Data released by the Commodity Futures Trading Commission on Friday showed positioning is stretched, with sterling net short positions soaring to a record high of 94,238 contracts in the week to Aug. 16. Traders said some speculators were unwinding bets and booking profits.
Sterling rose as much as half a percent to $1.3210, its highest since Aug. 4. It rose 0.2 percent against the euro to hit 85.915 pence, its strongest in 11 days.
The pound was boosted last week by inflation and retail sales numbers for July that beat forecasts, adding to signs that consumers had yet to rein in spending following June’s vote to leave the European Union. Lower-than-expected jobless claims also lifted the currency.
Last month, the British managers’ indices plunged sharply. But recent labour market data has been surprisingly strong, which investors regarded as a sign that the economy has not suffered a severe setback, so far,” said Thu Lan Nguyen, currency strategist at Commerzbank.
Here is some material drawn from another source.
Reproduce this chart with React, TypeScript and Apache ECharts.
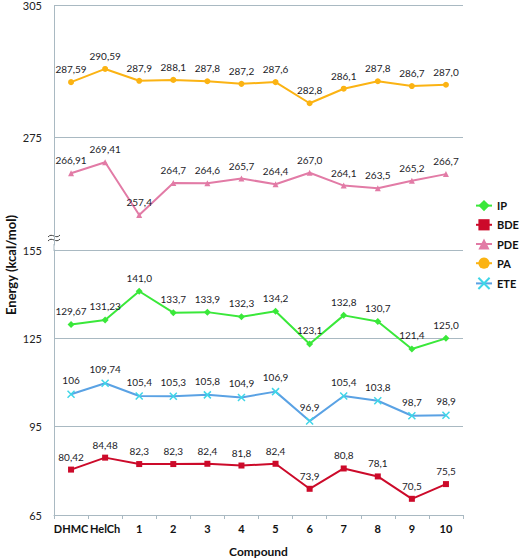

Sterling hit a three-decade low of $1.2798 on July 8 and has been trading not far from those troughs on expectations that the Bank of England may have to ease monetary policy further in coming months.
Earlier this month, it cut rates to record lows and re-started an asset buying programme to cushion the economy from an anticipated post-Brexit slowdown.
The CBI industrial trends survey for August, due at 1000 GMT, is the second to be conducted since the EU referendum result. Last month, the balance of orders held up, and another decent reading should underpin the pound, traders said.